What started out at a dark and rainy day, ended with sunshine and champagne for Trilogy in La Quinta. Nearly three years after facing a potential water crisis, the local retirement community voted to purchase the troubled 229-acre Coral Mountain Golf Course on Monday morning.
“We are so excited that we have our course back,” said Toni Clough, a resident. ““We moved here to be part of a PGA level golf course. And now we have it back, it’s just a wonderful moment for our neighborhood.”
In July of 2021, News Channel 3 reported exclusively the owners shut off the water supply as they demanded tens of thousands of dollars from homeowners to pay for it. They also turned off the water features and padlocked the pumps. Prior to this, part of the course had already been foreclosed upon.
However, the HOA argued the owners of the course are legally required to maintain it, which includes paying for the water.
The next day, the Home Owners Association took the owners to court, citing an “escalating crisis” for the community, the golf course, and the ecosystem. On July 23rd, a judge ordered the water be turned back on. During the hearing, an attorney who represented the golf course’s owners, revealed that his client planned on restoring the water services regardless of the judge’s ruling.
However, the course eventually closed, and since then, the Trilogy community has garnered support to purchase it from the owners. Over the years the grass on the course started to yellow and die, and the sand pits became an overgrown eye-sore.
At one time, the course hosted the Skins Game, and was seen for all of its lush greens and beauty on national television. Now, residents are hoping to move forward and restore the course to its previous beauty.
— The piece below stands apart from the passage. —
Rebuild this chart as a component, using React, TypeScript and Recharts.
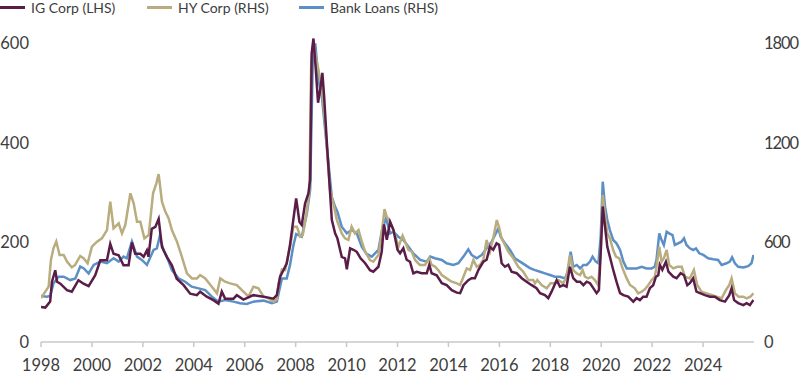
import { LineChart, Line, XAxis, YAxis } from "recharts";

// spreads in bps; IG on the left axis, HY and bank loans on the right axis
const xTicks = [1998, 2000, 2002, 2004, 2006, 2008, 2010, 2012, 2014, 2016, 2018, 2020, 2022, 2024];
const lhsTicks = [0, 200, 400, 600];
const rhsTicks = [0, 600, 1200, 1800];

const igYears = [
  1998.0, 1998.17, 1998.36, 1998.43, 1998.56, 1998.63, 1998.76, 1999.02, 1999.21, 1999.47, 1999.67, 1999.87,
  2000.13, 2000.33, 2000.59, 2000.72, 2000.85, 2001.05, 2001.24, 2001.44, 2001.57, 2001.7, 2001.9, 2002.03,
  2002.16, 2002.22, 2002.35, 2002.49, 2002.62, 2002.75, 2002.94, 2003.14, 2003.33, 2003.6, 2003.86, 2004.12,
  2004.25, 2004.51, 2004.77, 2004.97, 2005.1, 2005.23, 2005.56, 2005.69, 2005.95, 2006.34, 2006.74, 2007.13,
  2007.26, 2007.39, 2007.52, 2007.65, 2007.78, 2007.89, 2008.02, 2008.15, 2008.24, 2008.37, 2008.5, 2008.57,
  2008.63, 2008.7, 2008.78, 2008.88, 2008.96, 2009.05, 2009.12, 2009.22, 2009.32, 2009.42, 2009.55, 2009.64,
  2009.81, 2009.94, 2010.01, 2010.14, 2010.27, 2010.4, 2010.55, 2010.73, 2010.92, 2011.05, 2011.25, 2011.38,
  2011.47, 2011.58, 2011.71, 2011.84, 2012.0, 2012.1, 2012.23, 2012.36, 2012.49, 2012.62, 2012.76, 2012.95,
  2013.15, 2013.25, 2013.34, 2013.54, 2013.74, 2013.93, 2014.13, 2014.33, 2014.46, 2014.59, 2014.78, 2014.91,
  2015.04, 2015.18, 2015.37, 2015.5, 2015.63, 2015.76, 2015.89, 2015.99, 2016.09, 2016.22, 2016.35, 2016.48,
  2016.68, 2016.88, 2017.07, 2017.27, 2017.46, 2017.6, 2017.79, 2017.92, 2018.05, 2018.25, 2018.38, 2018.51,
  2018.64, 2018.77, 2018.9, 2019.04, 2019.17, 2019.3, 2019.43, 2019.56, 2019.69, 2019.82, 2019.91, 2019.99,
  2020.06, 2020.15, 2020.24, 2020.34, 2020.47, 2020.6, 2020.74, 2020.87, 2021.06, 2021.26, 2021.39, 2021.52,
  2021.65, 2021.78, 2021.91, 2022.04, 2022.15, 2022.24, 2022.3, 2022.4, 2022.54, 2022.64, 2022.83, 2022.96,
  2023.12, 2023.25, 2023.38, 2023.48, 2023.61, 2023.74, 2023.88, 2024.07, 2024.27, 2024.46, 2024.66, 2024.86,
  2025.03, 2025.12, 2025.22, 2025.38, 2025.58, 2025.71, 2025.84, 2025.93, 2025.98,
];
const igValues = [
  70, 69, 81, 121, 144, 121, 117, 104, 101, 124, 117, 112,
  134, 164, 164, 197, 177, 174, 154, 154, 200, 177, 177, 171,
  184, 171, 227, 231, 247, 191, 171, 154, 127, 114, 97, 94,
  101, 91, 84, 77, 101, 87, 87, 94, 85, 94, 91, 87,
  94, 131, 144, 158, 195, 238, 288, 241, 235, 278, 298, 325,
  579, 609, 555, 480, 505, 540, 492, 405, 325, 245, 218, 208,
  171, 168, 146, 188, 185, 181, 168, 158, 144, 141, 151, 181,
  236, 205, 241, 225, 185, 178, 188, 165, 161, 138, 141, 138,
  138, 155, 138, 134, 118, 114, 104, 99, 98, 114, 124, 128,
  128, 145, 161, 165, 191, 185, 198, 195, 158, 151, 155, 141,
  138, 128, 121, 114, 108, 98, 94, 88, 101, 124, 111, 114,
  111, 151, 128, 121, 121, 114, 121, 118, 108, 98, 104, 191,
  272, 231, 191, 171, 145, 121, 98, 94, 91, 81, 88, 84,
  91, 91, 108, 114, 131, 134, 155, 145, 161, 141, 131, 128,
  138, 134, 114, 118, 128, 101, 98, 94, 91, 91, 84, 81,
  94, 108, 84, 78, 74, 78, 74, 81, 84,
];

const hyYears = [
  1998.0, 1998.17, 1998.3, 1998.39, 1998.49, 1998.6, 1998.73, 1998.89, 1999.02, 1999.21, 1999.34, 1999.54,
  1999.67, 1999.83, 2000.0, 2000.2, 2000.39, 2000.59, 2000.72, 2000.85, 2001.05, 2001.18, 2001.31, 2001.51,
  2001.64, 2001.77, 2001.9, 2002.06, 2002.23, 2002.4, 2002.53, 2002.62, 2002.75, 2002.88, 2003.01, 2003.14,
  2003.34, 2003.53, 2003.73, 2003.93, 2004.12, 2004.25, 2004.45, 2004.71, 2004.91, 2005.04, 2005.23, 2005.43,
  2005.69, 2005.95, 2006.15, 2006.34, 2006.54, 2006.74, 2006.93, 2007.13, 2007.26, 2007.33, 2007.46, 2007.59,
  2007.78, 2007.91, 2008.05, 2008.18, 2008.28, 2008.41, 2008.54, 2008.61, 2008.7, 2008.79, 2008.9, 2009.03,
  2009.16, 2009.25, 2009.35, 2009.48, 2009.62, 2009.81, 2009.94, 2010.07, 2010.2, 2010.33, 2010.47, 2010.6,
  2010.73, 2010.92, 2011.05, 2011.25, 2011.38, 2011.49, 2011.58, 2011.71, 2011.84, 2012.04, 2012.2, 2012.3,
  2012.43, 2012.56, 2012.69, 2012.88, 2013.08, 2013.25, 2013.34, 2013.47, 2013.6, 2013.74, 2013.93, 2014.13,
  2014.33, 2014.46, 2014.59, 2014.72, 2014.85, 2014.98, 2015.11, 2015.24, 2015.37, 2015.5, 2015.63, 2015.76,
  2015.9, 2015.99, 2016.09, 2016.22, 2016.35, 2016.55, 2016.74, 2016.94, 2017.14, 2017.33, 2017.4, 2017.49,
  2017.66, 2017.86, 2018.01, 2018.18, 2018.32, 2018.51, 2018.64, 2018.77, 2018.9, 2019.04, 2019.17, 2019.27,
  2019.36, 2019.49, 2019.62, 2019.75, 2019.88, 2019.98, 2020.06, 2020.15, 2020.24, 2020.34, 2020.47, 2020.58,
  2020.71, 2020.84, 2021.0, 2021.13, 2021.32, 2021.45, 2021.59, 2021.72, 2021.85, 2021.98, 2022.11, 2022.2,
  2022.28, 2022.37, 2022.46, 2022.57, 2022.67, 2022.83, 2022.99, 2023.16, 2023.29, 2023.48, 2023.64, 2023.77,
  2023.94, 2024.14, 2024.33, 2024.53, 2024.73, 2024.9, 2025.03, 2025.12, 2025.25, 2025.4, 2025.58, 2025.71,
  2025.86, 2025.98,
];
const hyValues = [
  265, 303, 333, 494, 564, 605, 524, 524, 484, 450, 464, 518,
  504, 474, 574, 604, 624, 674, 845, 684, 714, 654, 704, 895,
  835, 724, 724, 624, 644, 895, 955, 1011, 845, 785, 745, 674,
  604, 514, 413, 383, 383, 403, 383, 333, 293, 383, 363, 353,
  343, 303, 273, 333, 323, 273, 263, 243, 257, 353, 437, 433,
  573, 694, 694, 634, 644, 754, 915, 1677, 1810, 1717, 1637, 1527,
  1316, 1115, 915, 835, 734, 654, 624, 614, 694, 654, 674, 604,
  544, 493, 483, 524, 654, 800, 754, 724, 674, 574, 640, 604,
  554, 544, 494, 464, 464, 504, 464, 454, 433, 403, 383, 363,
  353, 343, 393, 443, 433, 494, 453, 464, 494, 614, 544, 624,
  734, 690, 624, 584, 544, 504, 453, 423, 373, 373, 353, 373,
  343, 323, 353, 353, 373, 353, 393, 524, 433, 413, 403, 433,
  393, 383, 393, 373, 343, 534, 885, 765, 654, 624, 554, 514,
  504, 443, 383, 343, 323, 293, 303, 318, 343, 373, 393, 484,
  574, 484, 504, 554, 464, 443, 453, 453, 393, 383, 433, 343,
  303, 293, 283, 273, 263, 313, 343, 383, 293, 273, 273, 263,
  273, 293,
];

const blYears = [
  1998.0, 1998.23, 1998.36, 1998.49, 1998.69, 1998.89, 1999.15, 1999.35, 1999.54, 1999.67, 1999.87, 2000.07,
  2000.33, 2000.59, 2000.85, 2001.05, 2001.24, 2001.37, 2001.57, 2001.77, 2001.96, 2002.16, 2002.42, 2002.55,
  2002.66, 2002.81, 2002.94, 2003.14, 2003.4, 2003.66, 2003.92, 2004.19, 2004.45, 2004.71, 2004.97, 2005.23,
  2005.56, 2005.82, 2006.08, 2006.34, 2006.74, 2007.07, 2007.26, 2007.46, 2007.65, 2007.78, 2007.91, 2008.02,
  2008.11, 2008.24, 2008.44, 2008.57, 2008.67, 2008.77, 2008.9, 2009.03, 2009.16, 2009.29, 2009.42, 2009.55,
  2009.64, 2009.81, 2010.01, 2010.2, 2010.4, 2010.6, 2010.79, 2010.99, 2011.25, 2011.4, 2011.55, 2011.71,
  2011.84, 2012.03, 2012.23, 2012.43, 2012.62, 2012.89, 2013.15, 2013.28, 2013.47, 2013.74, 2013.93, 2014.19,
  2014.39, 2014.59, 2014.78, 2014.91, 2015.11, 2015.31, 2015.5, 2015.7, 2015.83, 2015.96, 2016.05, 2016.22,
  2016.42, 2016.61, 2016.81, 2017.01, 2017.2, 2017.4, 2017.6, 2017.79, 2017.99, 2018.18, 2018.38, 2018.58,
  2018.71, 2018.8, 2018.9, 2019.04, 2019.17, 2019.3, 2019.43, 2019.56, 2019.66, 2019.79, 2019.89, 2019.98,
  2020.06, 2020.15, 2020.24, 2020.34, 2020.47, 2020.6, 2020.74, 2020.87, 2021.0, 2021.19, 2021.39, 2021.59,
  2021.78, 2021.98, 2022.1, 2022.17, 2022.28, 2022.37, 2022.46, 2022.57, 2022.67, 2022.8, 2022.89, 2023.02,
  2023.15, 2023.25, 2023.35, 2023.48, 2023.61, 2023.72, 2023.85, 2024.01, 2024.2, 2024.4, 2024.59, 2024.73,
  2024.92, 2025.05, 2025.14, 2025.25, 2025.38, 2025.58, 2025.77, 2025.9, 2025.98,
];
const blValues = [
  277, 273, 277, 353, 393, 393, 373, 383, 454, 444, 413, 464,
  484, 474, 504, 484, 514, 504, 604, 514, 494, 464, 554, 564,
  634, 554, 514, 433, 383, 363, 333, 323, 313, 273, 243, 253,
  243, 233, 229, 243, 249, 233, 243, 383, 383, 464, 580, 650,
  644, 634, 774, 915, 1677, 1798, 1577, 1477, 1276, 1075, 874, 814,
  784, 694, 654, 674, 654, 573, 530, 514, 554, 680, 745, 654,
  664, 634, 614, 574, 534, 494, 484, 514, 504, 494, 474, 464,
  474, 514, 558, 524, 504, 524, 564, 604, 644, 684, 634, 594,
  554, 504, 484, 464, 445, 433, 423, 413, 403, 393, 393, 383,
  433, 544, 453, 464, 443, 464, 464, 484, 514, 484, 474, 634,
  965, 815, 734, 674, 614, 594, 554, 484, 443, 443, 443, 453,
  443, 443, 453, 494, 654, 614, 584, 664, 654, 644, 584, 594,
  604, 624, 584, 564, 554, 564, 534, 524, 504, 498, 494, 464,
  474, 484, 510, 474, 453, 449, 457, 474, 524,
];

const series = [
  { name: "Bank Loans (RHS)", years: blYears, values: blValues, color: "#5b8fc5", axis: "rhs" },
  { name: "HY Corp (RHS)", years: hyYears, values: hyValues, color: "#b9ac7f", axis: "rhs" },
  { name: "IG Corp (LHS)", years: igYears, values: igValues, color: "#5a1d48", axis: "lhs" },
];
const legendOrder = ["IG Corp (LHS)", "HY Corp (RHS)", "Bank Loans (RHS)"];

const toPoints = (years: number[], values: number[]) => years.map((x, i) => ({ x, v: values[i] }));

const font = "Lato, 'Open Sans', sans-serif";
const textColor = "#3d3d3d";

function Legend() {
  const lefts = [0, 147, 299];
  return (
    <>
      {legendOrder.map((name, i) => {
        const s = series.find((d) => d.name === name)!;
        return (
          <div
            key={name}
            style={{ position: "absolute", left: lefts[i], top: -1, height: 16, display: "flex", alignItems: "center" }}
          >
            <span style={{ display: "inline-block", width: 25, height: 3, background: s.color, marginRight: 6 }} />
            <span style={{ fontFamily: font, fontSize: 14, color: textColor, whiteSpace: "nowrap" }}>{name}</span>
          </div>
        );
      })}
    </>
  );
}

export default function App() {
  const tickStyle = { fill: textColor, fontSize: 16.5, fontFamily: font };
  return (
    <div style={{ position: "absolute", left: 0, top: 0, width: 800, height: 375, background: "#fff" }}>
      <Legend />
      <LineChart width={800} height={375} margin={{ top: 38, right: 0, bottom: 0, left: 0 }}>
        <XAxis
          type="number"
          dataKey="x"
          domain={[1998, 2026]}
          ticks={xTicks}
          allowDataOverflow
          height={33}
          stroke="#c8c8c8"
          strokeWidth={1.5}
          tickSize={5}
          tickMargin={12}
          tick={tickStyle}
        />
        <YAxis
          yAxisId="lhs"
          domain={[0, 610]}
          ticks={lhsTicks}
          allowDataOverflow
          width={41}
          axisLine={false}
          tickLine={false}
          tickSize={0}
          tickMargin={12}
          tick={tickStyle}
        />
        <YAxis
          yAxisId="rhs"
          orientation="right"
          domain={[0, 1830]}
          ticks={rhsTicks}
          allowDataOverflow
          width={46}
          axisLine={false}
          tickLine={false}
          tickSize={0}
          tickMargin={10}
          tick={{ ...tickStyle, textAnchor: "start", letterSpacing: -1.1 }}
        />
        {series.map((s) => (
          <Line
            key={s.name}
            yAxisId={s.axis}
            data={toPoints(s.years, s.values)}
            dataKey="v"
            type="linear"
            stroke={s.color}
            strokeWidth={2.5}
            dot={false}
            isAnimationActive={false}
          />
        ))}
      </LineChart>
    </div>
  );
}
“It was very scary because we didn’t think we were going to have a golf course ever again, but now we know we will have one that will be even better than it was before,” said Rosina Cortesi, who has lived in the neighborhood for eleven years. Other residents we spoke to were also worried, saying they even considered moving away from their beloved community if things continued to worsen.
It took years, but Trilogy managed to rally enough support for a vote.
“We did over twenty town halls, focus groups, and Q&A sessions,” said Mark Reider, President of the Trilogy at La Quinta Maintenance Association. “We were ecstatic. We had over 92% of our members vote, which was 1,140 votes. And 1,011 voted in favor of the proposal.”
“It’s been a testament to the community coming together to vote and pass this vote through,” said Abby Miller, an Onsite Real Estate team member with the John Miller Group. She shared her excitement about working with BlueStar Resorts to restore the course. “They have a great track record of success,” Miller said.
Escrow is expected to close in February, and then a nearly eight-month multi-million dollar renovation on the course and restaurant will begin. KESQ was sent renderings of a few of the potential projects.
Residents are looking forward to the progress and possibilities.
““As we clean up the golf course, it’s going to allow our property values to improve, it’s going to give us back the beauty that we haven’t had in a couple of years,” said Robert Leonard, the President of the Men’s Nine-hole Golf Club. “We’ll be able to ride our golf carts to the course and socialize, things we expected to be able to do when we moved here.”
Ann Smith and her husband are happy their neighborhood fought for the golf course.
“It means the rest of my life. To me, my friends, my husband,” Smith said. “We are just so excited that this is where we’re at, and that this is where we’re going, and that this is where we’re staying.”
The renovations are set to be completed in November, and then the course and restaurant will be open to the public.